Collected data.
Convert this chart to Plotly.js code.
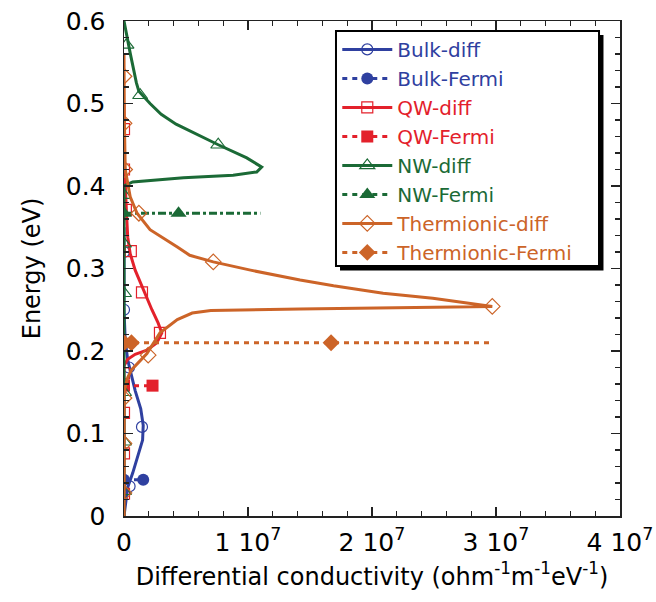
<!DOCTYPE html>
<html><head><meta charset="utf-8">
<script src="https://cdn.plot.ly/plotly-3.0.1.min.js"></script>
<style>body{margin:0;background:#fff}</style></head>
<body><div id="chart" style="width:656px;height:602px"></div>
<script>
// ---------- data (x: differential conductivity, E: energy in eV) ----------
const bulkDiffX = [0, 0.1e6, 0.3e6, 0.7e6, 1.1e6, 1.5e6, 1.55e6, 1.35e6, 0.9e6, 0.6e6, 0.3e6, 0.1e6, 0, 0];
const bulkDiffE = [0, 0.01, 0.035, 0.052, 0.072, 0.092, 0.11, 0.13, 0.152, 0.172, 0.189, 0.213, 0.25, 0.35];
const bulkMarkX = [0.45e6, 1.45e6, 0.4e6, 0, 0];
const bulkMarkE = [0.036, 0.108, 0.18, 0.25, 0.32];
const bulkFermiX = [0, 1.55e6];
const bulkFermiE = [0.044, 0.044];

const qwDiffX = [0, 0, 0.3e6, 0.9e6, 1.85e6, 2.65e6, 3.05e6, 2.75e6, 2.25e6, 1.55e6, 0.9e6, 0.5e6, 0.3e6, 0.2e6, 0.1e6, 0.03e6, 0];
const qwDiffE = [0, 0.182, 0.19, 0.196, 0.201, 0.21, 0.222, 0.234, 0.25, 0.274, 0.298, 0.318, 0.338, 0.367, 0.395, 0.43, 0.5];
const qwMarkX = [0, 0, 0, 0, 2.9e6, 1.45e6, 0.55e6, 0.15e6, 0, 0];
const qwMarkE = [0.027, 0.076, 0.125, 0.173, 0.222, 0.271, 0.321, 0.371, 0.42, 0.469];
const qwFermiX = [0, 2.3e6];
const qwFermiE = [0.158, 0.158];

const nwDiffX = [0, 0, 0.7e6, 4.8e6, 8.8e6, 1.07e7, 1.11e7, 9.9e6, 7.6e6, 6.0e6, 4.2e6, 3.0e6, 2.1e6, 1.2e6, 1.0e6, 0.5e6, 0.25e6, 0];
const nwDiffE = [0, 0.40, 0.405, 0.41, 0.413, 0.417, 0.423, 0.434, 0.45, 0.462, 0.475, 0.487, 0.50, 0.515, 0.525, 0.561, 0.58, 0.6];
const nwMarkX = [0, 0, 0, 0, 0, 0, 0, 7.6e6, 1.3e6, 0.2e6];
const nwMarkE = [0.03, 0.09, 0.15, 0.21, 0.27, 0.33, 0.389, 0.45, 0.51, 0.571];
const nwFermiX = [0, 1.1e7];
const nwFermiE = [0.367, 0.367];
const nwFermiMarkX = [0, 4.4e6];
const nwFermiMarkE = [0.367, 0.367];

const thDiffX = [0, 0, 0.3e6, 0.6e6, 1.85e6, 2.9e6, 4.3e6, 5.5e6, 7.0e6, 1.42e7, 2.97e7, 2.49e7, 2.09e7, 1.69e7, 1.42e7, 1.02e7, 7.2e6, 5.3e6, 4.3e6, 2.1e6, 1.05e6, 0.5e6, 0.1e6, 0.03e6, 0];
const thDiffE = [0, 0.15, 0.168, 0.177, 0.197, 0.222, 0.238, 0.246, 0.249, 0.251, 0.254, 0.264, 0.27, 0.279, 0.286, 0.298, 0.308, 0.316, 0.326, 0.347, 0.367, 0.387, 0.42, 0.48, 0.56];
const thMarkX = [0, 0, 0, 1.95e6, 2.97e7, 7.2e6, 1.2e6, 0.05e6, 0, 0];
const thMarkE = [0.028, 0.088, 0.143, 0.195, 0.254, 0.308, 0.367, 0.42, 0.476, 0.533];
const thFermiX = [0, 2.97e7];
const thFermiE = [0.21, 0.21];
const thFermiMarkX = [0, 0.6e6, 1.67e7];
const thFermiMarkE = [0.21, 0.21, 0.21];

const xTickVals = [0, 1e7, 2e7, 3e7, 4e7];
const xTickText = ['0', '1 10<sup>7</sup>', '2 10<sup>7</sup>', '3 10<sup>7</sup>', '4 10<sup>7</sup>'];

// ---------- styling ----------
const BLUE = '#2f40a0', RED = '#e3212b', GREEN = '#1b6a36', ORANGE = '#cc6428';
const FONT = 'DejaVu Sans, Liberation Sans, sans-serif';

function withGaps(xs, ys) {
  const gx = [], gy = [];
  xs.forEach((v, i) => { gx.push(v, null); gy.push(ys[i], null); });
  return {x: gx, y: gy};
}
function label(t, c) { return '<span style="color:' + c + '">' + t + '</span>'; }

const traces = [];
function diff(name, c, xs, ys, mx, my, sym, msize) {
  traces.push({x: xs, y: ys, mode: 'lines', line: {color: c, width: 3}, showlegend: false, hoverinfo: 'skip'});
  const g = withGaps(mx, my);
  traces.push({x: g.x, y: g.y, mode: 'lines+markers', name: label(name, c), connectgaps: false,
    line: {color: c, width: 3},
    marker: {symbol: sym, size: msize, color: c, line: {color: c, width: 1.2}}});
}
function fermiLine(c, xs, ys, dash) {
  traces.push({x: xs, y: ys, mode: 'lines', line: {color: c, width: 3, dash: dash}, showlegend: false, hoverinfo: 'skip'});
}
function fermiMarks(name, c, mx, my, sym, msize, dash) {
  const g = withGaps(mx, my);
  traces.push({x: g.x, y: g.y, mode: 'lines+markers', name: label(name, c), connectgaps: false,
    line: {color: c, width: 3, dash: dash},
    marker: {symbol: sym, size: msize, color: c, line: {width: 0}}});
}
const DOTS = '5px,5px';

diff('Bulk-diff', BLUE, bulkDiffX, bulkDiffE, bulkMarkX, bulkMarkE, 'circle-open', 11);
fermiLine(BLUE, bulkFermiX, bulkFermiE, DOTS);
fermiMarks('Bulk-Fermi', BLUE, bulkFermiX, bulkFermiE, 'circle', 12, DOTS);
diff('QW-diff', RED, qwDiffX, qwDiffE, qwMarkX, qwMarkE, 'square-open', 11);
fermiLine(RED, qwFermiX, qwFermiE, DOTS);
fermiMarks('QW-Fermi', RED, qwFermiX, qwFermiE, 'square', 12, DOTS);
diff('NW-diff', GREEN, nwDiffX, nwDiffE, nwMarkX, nwMarkE, 'triangle-up-open', 13);
fermiLine(GREEN, nwFermiX, nwFermiE, '8px,3px,3px,3px');
fermiMarks('NW-Fermi', GREEN, nwFermiMarkX, nwFermiMarkE, 'triangle-up', 14, DOTS);
diff('Thermionic-diff', ORANGE, thDiffX, thDiffE, thMarkX, thMarkE, 'diamond-open', 12);
fermiLine(ORANGE, thFermiX, thFermiE, DOTS);
fermiMarks('Thermionic-Fermi', ORANGE, thFermiMarkX, thFermiMarkE, 'diamond', 13, DOTS);

const axisCommon = {
  showline: true, linecolor: '#222', linewidth: 1.5, mirror: 'allticks',
  ticks: 'inside', ticklen: 9, tickwidth: 1.5, tickcolor: '#222',
  showgrid: false, zeroline: false, fixedrange: true,
  tickfont: {family: FONT, size: 25, color: '#000'}
};

const layout = {
  width: 656, height: 602,
  margin: {l: 124, r: 36, t: 21, b: 86},
  paper_bgcolor: '#fff', plot_bgcolor: '#fff',
  font: {family: FONT, color: '#000'},
  xaxis: Object.assign({}, axisCommon, {
    range: [0, 4e7], tickmode: 'array', tickvals: xTickVals, ticktext: xTickText,
    minor: {tickmode: 'linear', tick0: 0, dtick: 2e6, ticks: 'inside', ticklen: 5, tickwidth: 1.2, tickcolor: '#222'},
    ticklabelstandoff: 3,
    title: {text: 'Differential conductivity (ohm<sup>-1</sup>m<sup>-1</sup>eV<sup>-1</sup>)', font: {family: FONT, size: 24}, standoff: 12}
  }),
  yaxis: Object.assign({}, axisCommon, {
    range: [0, 0.6], tickmode: 'linear', tick0: 0, dtick: 0.1,
    minor: {tickmode: 'linear', tick0: 0, dtick: 0.02, ticks: 'inside', ticklen: 5, tickwidth: 1.2, tickcolor: '#222'},
    ticklabelstandoff: 12,
    title: {text: 'Energy (eV)', font: {family: FONT, size: 24}, standoff: 18}
  }),
  legend: {
    x: 0.43, y: 0.982, xanchor: 'left', yanchor: 'top',
    bgcolor: 'rgba(0,0,0,0)', borderwidth: 0,
    font: {family: FONT, size: 20},
    itemwidth: 50, tracegroupgap: 0
  },
  shapes: [
    {type: 'rect', xref: 'paper', yref: 'paper', x0: 0.4355, x1: 0.9667, y0: 0.4960, y1: 0.9717,
     fillcolor: '#000', line: {width: 0}, layer: 'above'},
    {type: 'rect', xref: 'paper', yref: 'paper', x0: 0.4274, x1: 0.9577, y0: 0.5051, y1: 0.9798,
     fillcolor: '#fff', line: {color: '#000', width: 2}, layer: 'above'}
  ],
  showlegend: true
};

Plotly.newPlot('chart', traces, layout, {displayModeBar: false, staticPlot: true});
</script>
</body></html>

Stated problem.
With all pictures left out, please transcribe exactly the lines from the start of the material through the line with "const qwFermiE = [0.158, 0.158];".

The answer.
Convert this chart to Plotly.js code.
<!DOCTYPE html>
<html><head><meta charset="utf-8">
<script src="https://cdn.plot.ly/plotly-3.0.1.min.js"></script>
<style>body{margin:0;background:#fff}</style></head>
<body><div id="chart" style="width:656px;height:602px"></div>
<script>
// ---------- data (x: differential conductivity, E: energy in eV) ----------
const bulkDiffX = [0, 0.1e6, 0.3e6, 0.7e6, 1.1e6, 1.5e6, 1.55e6, 1.35e6, 0.9e6, 0.6e6, 0.3e6, 0.1e6, 0, 0];
const bulkDiffE = [0, 0.01, 0.035, 0.052, 0.072, 0.092, 0.11, 0.13, 0.152, 0.172, 0.189, 0.213, 0.25, 0.35];
const bulkMarkX = [0.45e6, 1.45e6, 0.4e6, 0, 0];
const bulkMarkE = [0.036, 0.108, 0.18, 0.25, 0.32];
const bulkFermiX = [0, 1.55e6];
const bulkFermiE = [0.044, 0.044];

const qwDiffX = [0, 0, 0.3e6, 0.9e6, 1.85e6, 2.65e6, 3.05e6, 2.75e6, 2.25e6, 1.55e6, 0.9e6, 0.5e6, 0.3e6, 0.2e6, 0.1e6, 0.03e6, 0];
const qwDiffE = [0, 0.182, 0.19, 0.196, 0.201, 0.21, 0.222, 0.234, 0.25, 0.274, 0.298, 0.318, 0.338, 0.367, 0.395, 0.43, 0.5];
const qwMarkX = [0, 0, 0, 0, 2.9e6, 1.45e6, 0.55e6, 0.15e6, 0, 0];
const qwMarkE = [0.027, 0.076, 0.125, 0.173, 0.222, 0.271, 0.321, 0.371, 0.42, 0.469];
const qwFermiX = [0, 2.3e6];
const qwFermiE = [0.158, 0.158];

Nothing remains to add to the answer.